There was a spirited response from the left side of the economics blogosphere to my Forbes article (see Brad DeLong, Paul Krugman, Ryan Avent, and Ezra Klein). My article pointed out the peculiar finding in a report by McKinsey & Company that purports to show “negative costs” for many greenhouse gas abatement activities. I appreciate the attention, welcome the criticisms, and with respect offer some responses to my critics.
Brad DeLong states: “That McKinsey and Company exists and that businesses regularly pay it money to identify $100 bills lying on their sidewalks strongly suggests that any half-competent economist should not immediately dismiss its analytical conclusions.” The fact that businesses “pay money” to acquire cost-saving information from a consultant is not evidence against the profit-maximizing assumption. Ironically, the McKinsey report’s cost estimate excludes the cost of acquiring information about potential energy efficiency investments.
This falls under my explanation #2 for McKinsey’s peculiar finding: i.e., “the costs of abatement are incompletely estimated.” Perhaps if McKinsey’s report included the cost of hiring consultants to gather information, their marginal abatement cost curve would not cross the x-axis, and all would be good in the state of economics.
Ryan Avent states of my claim that it is peculiar to assume “negative costs”: “This is kind of like saying that it was foolish for people to point out that housing prices appeared to be unsustainably high back in 2005, because that would violate basic principles of economics.” I share Avent’s concern that markets can be susceptible to bubbles. But I would caution against abandoning economic principles to quickly. For one, the bubble critique can be applied inconsistently. To take just one example, just a few weeks ago, Avent responded to a report on “A Call to Action to Stem the Mounting Federal Debt,” saying “there was no good explanation for the absence of evidence that markets are worrying about American borrowing.” No good explanation? In criticizing me, Avent wrote: “You’d think we’d have learned by now to approach market results with at least some caution. Not everyone has gotten the message.” My goal isn’t to point fingers, or to claim that bond prices are exhibiting a bubble. But I don’t think citing the housing bubble is strong evidence that firms are forgoing profitable energy-saving projects. (I do believe, as I stated in the article, that firms are not internalizing the full societal cost of their emissions.)
If Avent is right that firms are behaving irrationally, then we have bigger problems on our hands with respect to the policy response. There are a number of academic studies on the optimal carbon tax (none of which, to my knowledge, assume negative marginal abatement costs). These studies assume that firms will respond rationally to a change in prices. If firms are not rational, then we need to re-think how we compute (and design) an optimal carbon price.
This relates to the main point of my article, which is that assuming negative marginal cost can lead to perverse policies. I fear that this point was misunderstood by Avent (perhaps because I stated it, as Avent suggests, in a manner that was “too clever by half”). I am not arguing that there is “no point in having” a cap-and-trade program. Quite the opposite (although I prefer a carbon tax).
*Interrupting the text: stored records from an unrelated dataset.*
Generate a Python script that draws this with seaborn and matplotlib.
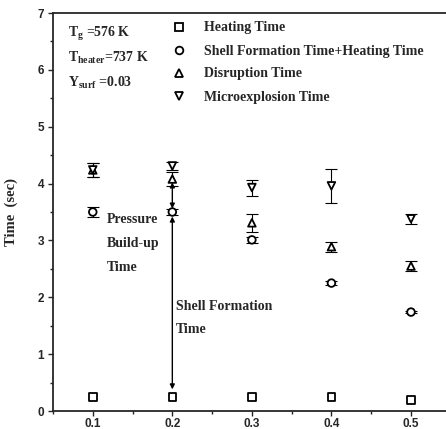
import numpy as np
import pandas as pd
import seaborn as sns
import matplotlib.pyplot as plt
from matplotlib.ticker import MultipleLocator

# Surfactant concentration (x) and the four measured times
conc = [0.1, 0.2, 0.3, 0.4, 0.5]
heating = [0.25, 0.25, 0.25, 0.25, 0.19]
shell_heat = [3.50, 3.50, 3.01, 2.25, 1.74]
shell_heat_err = [0.09, 0.05, 0.05, 0.03, 0.02]
disruption = [4.24, 4.08, 3.31, 2.89, 2.55]
disruption_err = [0.13, 0.12, 0.16, 0.09, 0.09]
microexp = [4.24, 4.31, 3.93, 3.96, 3.38]
microexp_err = [0.13, 0.07, 0.14, 0.30, 0.09]

series_names = ["Heating Time", "Shell Formation Time+Heating Time",
                "Disruption Time", "Microexplosion Time"]

df = pd.DataFrame({
    "conc": conc * 4,
    "time": heating + shell_heat + disruption + microexp,
    "err": [0.0] * 5 + shell_heat_err + disruption_err + microexp_err,
    "series": [s for s in series_names for _ in conc],
})

sns.set_style("ticks")
plt.rcParams["font.family"] = ["Liberation Serif", "DejaVu Serif"]
plt.rcParams["mathtext.fontset"] = "custom"
plt.rcParams["mathtext.rm"] = "Liberation Serif:bold"
plt.rcParams["mathtext.it"] = "Liberation Serif:bold"

fig = plt.figure(figsize=(4.46, 4.29), dpi=100)
ax = fig.add_axes([53 / 446, 18 / 429, 1 - 53 / 446, 398 / 429])

markers = {series_names[0]: "s", series_names[1]: "o",
           series_names[2]: "^", series_names[3]: "v"}

# error bars first, markers on top
for name in series_names[1:]:
    sub = df[df["series"] == name]
    ax.errorbar(sub["conc"], sub["time"], yerr=sub["err"], fmt="none",
                ecolor="black", elinewidth=0.8, capsize=4, capthick=0.8)

sns.scatterplot(data=df, x="conc", y="time", style="series", markers=markers,
                facecolor="white", edgecolor="black", linewidth=1.3, s=30,
                color="white", legend=False, ax=ax, zorder=5)

# arrows at 0.2
ax.annotate("", xy=(0.2, 4.02), xytext=(0.2, 3.56),
            arrowprops=dict(arrowstyle="<|-|>", lw=1, color="black",
                            mutation_scale=7, shrinkA=0, shrinkB=0))
ax.annotate("", xy=(0.2, 3.42), xytext=(0.2, 0.38),
            arrowprops=dict(arrowstyle="<|-|>", lw=1, color="black",
                            mutation_scale=7, shrinkA=0, shrinkB=0))

ax.text(0.118, 3.30, "Pressure", fontsize=10, fontweight="bold")
ax.text(0.118, 2.88, "Build-up", fontsize=10, fontweight="bold")
ax.text(0.118, 2.46, "Time", fontsize=10, fontweight="bold")
ax.text(0.205, 1.78, "Shell Formation", fontsize=10, fontweight="bold")
ax.text(0.205, 1.38, "Time", fontsize=10, fontweight="bold")

# conditions text
ax.text(0.069, 6.58, r"T$_{\rm g}$ =576 K", fontsize=10, fontweight="bold")
ax.text(0.069, 6.14, r"T$_{\rm heater}$=737 K", fontsize=10, fontweight="bold")
ax.text(0.069, 5.70, r"Y$_{\rm surf}$ =0.03", fontsize=10, fontweight="bold")

# legend
handles = [plt.Line2D([], [], ls="none", marker=markers[n], mfc="white",
                      mec="black", mew=1.3, ms=5.5) for n in series_names]
leg = ax.legend(handles, series_names, loc="upper left",
                bbox_to_anchor=(158 / 446, 1 - 9 / 429),
                bbox_transform=fig.transFigure, frameon=False,
                handletextpad=1.2, labelspacing=0.72, handlelength=1.2,
                prop={"size": 10, "weight": "bold"})

ax.set_xlim(0.05, 0.544)
ax.set_ylim(0, 7)
ax.xaxis.set_minor_locator(MultipleLocator(0.05))
ax.yaxis.set_major_locator(MultipleLocator(1))
ax.yaxis.set_minor_locator(MultipleLocator(0.5))
ax.set_xticks(conc)
ax.set_xticklabels(["0.1", "0.2", "0.3", "0.4", "0.5"])
ax.tick_params(which="both", direction="out", top=False, right=False,
               width=1)
ax.tick_params(which="major", length=3.5, pad=1.5)
ax.tick_params(axis="y", which="major", pad=3)
ax.tick_params(which="minor", length=2)
for lab in ax.get_xticklabels() + ax.get_yticklabels():
    lab.set_family(["Liberation Sans", "DejaVu Sans"])
    lab.set_fontweight("bold")
    lab.set_fontsize(8.5)

ax.spines["right"].set_visible(False)
for sp in ["left", "bottom", "top"]:
    ax.spines[sp].set_linewidth(1.3)

ax.set_xlabel("")
ax.set_ylabel("Time  (sec)", fontsize=10.5, fontweight="bold", labelpad=14)

fig.savefig("out.png", dpi=100)
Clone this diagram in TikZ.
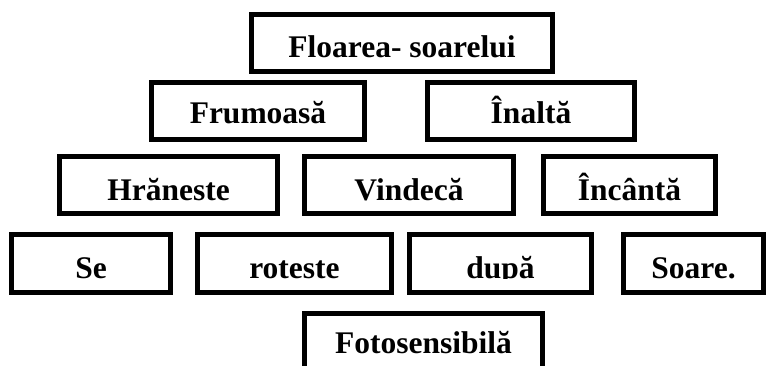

Cap-and-trade and carbon tax are known as “market-based regulations” because they rely on market mechanisms to reduce pollution. They are substantially lower cost than prescriptive command-and-control regulations because they give firms (and consumers) flexibility in how to achieve reductions. If one discards the profit (or utility) maximizing assumption, then market mechanisms are not cost-saving relative to command-and-control. As I said in my article, if firms are irrational enough to forgo profitable abatement activities, then “we cannot rely on them to find innovative way to reduce emissions under a cap-and-trade system.” I don’t think firms are, by and large, acting irrationally, so I do think market-based regulations will work to lower cost. My concern is that policymakers will abandon market-mechanisms and EPA will instead pursue greenhouse gas reductions through command-and-control regulations, using McKinsey-like “negative cost” assumptions to justify their regulations.
Ezra Klein helpfully provides the McKinsey figure, so readers can judge for themselves whether a marginal cost curve that crosses the x-axis looks peculiar. Klein says I am arguing “theory” instead of “reality.“ He’s of course right to imply that profit maximization is an assumption, which is why I wrote of it as “an approximation of reality” that is “used to simplify the complex economic world in order to make manageable inferences.” But I’m really arguing for one theory (firms are better at identifying profit-making abatements) over another theory (regulators are better at identifying profit-making abatements). My theory suggests that market-based regulations are lower cost than command and control; the competing theory suggests otherwise. And surely we agree that the empirical – not just theoretical – literature supports the cost-saving advantage of market-based regulations. (And, at the risk of sounding “too clever by half,” surely we also agree that a “negative carbon tax” would increase emissions, not decrease emissions, as suggested by negative marginal abatement costs.)
Finally, Paul Krugman, says: “Now, there are some questions about how to interpret the whole thing. But I think it’s fair to say that there’s a lot of evidence for cheap conservation, at least in the early stages.” If cheap means non-negative, then I agree!